Buddha - Yoga Lingo
Around 2500 years ago, a child was born into a royal family. His father was named King Shuddhodhana, and he was the ruler of Kapilavastu (now in Nepal). The name of the child was Siddhartha Gautama, a name derived from two Sanskrit roots - ‘sidda,’ which means ‘achieved,’ and ‘artha,’ which means ‘was sought after.’ The name, therefore, translates as ‘he who has achieved his goals.’ After attaining Enlightenment, the child became known by a name which is now recognized all over the world: Buddha, or ‘The Awakened One.’
When Prince Siddhartha was 29 years of age, he left everything - his palace, wife, and child, to learn how to overcome ‘duhkha,’ or suffering.
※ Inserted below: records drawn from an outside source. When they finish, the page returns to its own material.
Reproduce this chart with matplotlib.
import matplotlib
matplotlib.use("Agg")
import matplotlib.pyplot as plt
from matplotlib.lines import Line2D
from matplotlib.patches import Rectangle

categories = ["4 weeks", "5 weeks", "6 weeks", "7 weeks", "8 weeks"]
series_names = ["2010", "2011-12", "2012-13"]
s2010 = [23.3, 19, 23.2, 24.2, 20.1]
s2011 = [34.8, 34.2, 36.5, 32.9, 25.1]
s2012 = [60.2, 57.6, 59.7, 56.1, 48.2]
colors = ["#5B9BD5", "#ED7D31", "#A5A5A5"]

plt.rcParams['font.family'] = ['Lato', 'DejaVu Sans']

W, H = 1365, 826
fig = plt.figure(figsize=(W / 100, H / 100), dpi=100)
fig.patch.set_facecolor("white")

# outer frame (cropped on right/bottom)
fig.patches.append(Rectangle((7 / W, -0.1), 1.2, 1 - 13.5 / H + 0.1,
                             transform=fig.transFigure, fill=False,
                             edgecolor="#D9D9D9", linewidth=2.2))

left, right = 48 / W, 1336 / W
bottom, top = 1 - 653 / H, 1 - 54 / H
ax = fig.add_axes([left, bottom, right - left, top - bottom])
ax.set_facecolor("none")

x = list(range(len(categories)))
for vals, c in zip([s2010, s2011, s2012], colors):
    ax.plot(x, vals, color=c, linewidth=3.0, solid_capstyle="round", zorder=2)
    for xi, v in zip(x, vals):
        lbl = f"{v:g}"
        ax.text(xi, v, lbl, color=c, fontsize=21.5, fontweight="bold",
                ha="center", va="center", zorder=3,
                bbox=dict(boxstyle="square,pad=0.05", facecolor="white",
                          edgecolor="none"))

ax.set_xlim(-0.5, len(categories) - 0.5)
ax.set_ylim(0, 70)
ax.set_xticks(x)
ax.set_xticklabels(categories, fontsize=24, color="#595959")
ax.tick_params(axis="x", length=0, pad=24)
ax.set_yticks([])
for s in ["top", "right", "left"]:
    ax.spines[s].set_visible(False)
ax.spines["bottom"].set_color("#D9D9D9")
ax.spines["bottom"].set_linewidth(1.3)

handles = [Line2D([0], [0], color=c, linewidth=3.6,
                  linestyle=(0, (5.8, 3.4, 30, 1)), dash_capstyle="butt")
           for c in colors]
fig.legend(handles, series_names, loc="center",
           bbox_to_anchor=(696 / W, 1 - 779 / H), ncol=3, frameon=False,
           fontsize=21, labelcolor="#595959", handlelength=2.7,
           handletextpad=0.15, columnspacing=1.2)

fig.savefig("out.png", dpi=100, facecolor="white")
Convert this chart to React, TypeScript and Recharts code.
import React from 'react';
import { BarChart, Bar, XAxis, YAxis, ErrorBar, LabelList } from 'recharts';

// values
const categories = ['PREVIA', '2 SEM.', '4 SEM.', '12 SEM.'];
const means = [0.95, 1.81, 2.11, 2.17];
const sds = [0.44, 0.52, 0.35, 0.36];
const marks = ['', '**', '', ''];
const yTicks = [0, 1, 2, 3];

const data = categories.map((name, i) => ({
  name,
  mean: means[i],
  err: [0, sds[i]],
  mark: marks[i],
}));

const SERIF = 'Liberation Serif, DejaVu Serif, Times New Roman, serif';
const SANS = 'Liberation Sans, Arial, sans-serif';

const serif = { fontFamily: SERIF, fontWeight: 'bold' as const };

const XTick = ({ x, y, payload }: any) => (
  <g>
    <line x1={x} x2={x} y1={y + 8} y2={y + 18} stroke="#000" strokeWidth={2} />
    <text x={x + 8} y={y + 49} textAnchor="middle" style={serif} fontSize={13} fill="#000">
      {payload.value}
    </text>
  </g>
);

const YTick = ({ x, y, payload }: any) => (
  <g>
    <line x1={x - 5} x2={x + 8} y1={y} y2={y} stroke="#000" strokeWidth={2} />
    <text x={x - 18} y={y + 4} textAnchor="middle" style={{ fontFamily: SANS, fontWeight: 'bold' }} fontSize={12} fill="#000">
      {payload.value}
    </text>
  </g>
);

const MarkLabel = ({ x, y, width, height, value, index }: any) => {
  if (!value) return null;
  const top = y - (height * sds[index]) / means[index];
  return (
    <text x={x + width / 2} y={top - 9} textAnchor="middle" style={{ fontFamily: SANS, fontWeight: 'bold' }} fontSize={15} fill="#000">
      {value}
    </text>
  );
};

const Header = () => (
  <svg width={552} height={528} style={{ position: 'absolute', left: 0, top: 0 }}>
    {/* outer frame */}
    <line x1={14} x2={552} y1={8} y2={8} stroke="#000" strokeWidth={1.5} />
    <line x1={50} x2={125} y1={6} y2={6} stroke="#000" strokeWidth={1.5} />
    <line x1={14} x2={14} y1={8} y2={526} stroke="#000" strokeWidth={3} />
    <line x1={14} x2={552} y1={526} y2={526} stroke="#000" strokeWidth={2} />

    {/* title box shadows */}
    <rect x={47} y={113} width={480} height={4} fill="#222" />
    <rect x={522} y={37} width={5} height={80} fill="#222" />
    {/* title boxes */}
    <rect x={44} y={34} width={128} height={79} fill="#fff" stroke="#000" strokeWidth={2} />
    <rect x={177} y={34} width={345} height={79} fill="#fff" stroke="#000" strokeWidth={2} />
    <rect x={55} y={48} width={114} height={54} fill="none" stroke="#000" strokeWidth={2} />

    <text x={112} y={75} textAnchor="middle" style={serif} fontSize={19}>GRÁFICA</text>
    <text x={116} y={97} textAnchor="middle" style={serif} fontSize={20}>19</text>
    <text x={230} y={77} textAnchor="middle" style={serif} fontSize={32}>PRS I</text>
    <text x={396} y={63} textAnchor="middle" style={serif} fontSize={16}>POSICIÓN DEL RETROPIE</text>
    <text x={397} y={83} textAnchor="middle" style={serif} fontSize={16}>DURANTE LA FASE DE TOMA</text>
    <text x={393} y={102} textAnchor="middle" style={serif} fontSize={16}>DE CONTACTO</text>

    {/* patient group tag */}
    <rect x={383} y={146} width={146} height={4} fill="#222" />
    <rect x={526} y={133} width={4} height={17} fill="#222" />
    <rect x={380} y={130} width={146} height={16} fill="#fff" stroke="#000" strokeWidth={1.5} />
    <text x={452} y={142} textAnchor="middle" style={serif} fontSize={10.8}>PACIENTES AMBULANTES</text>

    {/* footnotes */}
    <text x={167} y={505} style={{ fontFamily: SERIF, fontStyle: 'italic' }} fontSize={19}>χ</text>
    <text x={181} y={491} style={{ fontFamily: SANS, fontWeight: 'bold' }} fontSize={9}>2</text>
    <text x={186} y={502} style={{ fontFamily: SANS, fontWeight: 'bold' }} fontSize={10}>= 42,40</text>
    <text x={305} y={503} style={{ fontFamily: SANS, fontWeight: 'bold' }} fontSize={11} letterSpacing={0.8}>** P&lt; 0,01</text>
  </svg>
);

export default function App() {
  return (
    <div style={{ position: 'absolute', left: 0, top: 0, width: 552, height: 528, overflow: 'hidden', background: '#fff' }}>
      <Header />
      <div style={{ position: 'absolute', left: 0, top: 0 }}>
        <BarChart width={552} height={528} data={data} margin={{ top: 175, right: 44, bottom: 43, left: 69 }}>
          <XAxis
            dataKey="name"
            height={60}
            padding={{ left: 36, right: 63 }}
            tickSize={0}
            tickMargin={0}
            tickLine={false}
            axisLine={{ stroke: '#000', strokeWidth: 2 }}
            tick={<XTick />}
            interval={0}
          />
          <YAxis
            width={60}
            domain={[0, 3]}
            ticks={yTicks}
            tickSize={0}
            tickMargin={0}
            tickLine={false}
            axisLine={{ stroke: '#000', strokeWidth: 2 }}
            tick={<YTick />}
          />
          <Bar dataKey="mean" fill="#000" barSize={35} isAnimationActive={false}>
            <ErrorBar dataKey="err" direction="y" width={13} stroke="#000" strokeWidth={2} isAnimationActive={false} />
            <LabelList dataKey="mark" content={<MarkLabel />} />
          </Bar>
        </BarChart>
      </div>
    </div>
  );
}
As part of his journey, he meditated regularly and underwent fasts to heighten his senses.
He arrived at Bodh Gaya, where he sat beneath a fig tree, resolving to remain until his questions were answered. He focused and meditated for many days until he found the solution: he now knew how to relieve suffering.
Yoga and Buddhism often exist alongside one another, with many who undertake yoga as a spiritual practice often choosing to incorporate many aspects of Buddhism into their lives. This process was known as ‘Enlightenment.’
Following this Enlightenment, Buddha began to preach the Four Noble Truths:
- The truth of suffering
- The truth of the cause of suffering
- The truth of the end of suffering
- The truth of the path leading to the end of suffering
The heart of Buddhist practice incorporates this final teaching, as part of the Noble Eightfold Path, or the middle path. Followers must adopt eight disciplines to achieve Enlightenment:
- Right understanding
- Right thought
- Right speech
- Right action
- Right livelihood
- Right mindfulness
- Right effort
- Right concentration
These ideas form the basis of the teachings of the Buddha and form the core of the beliefs of Buddhism.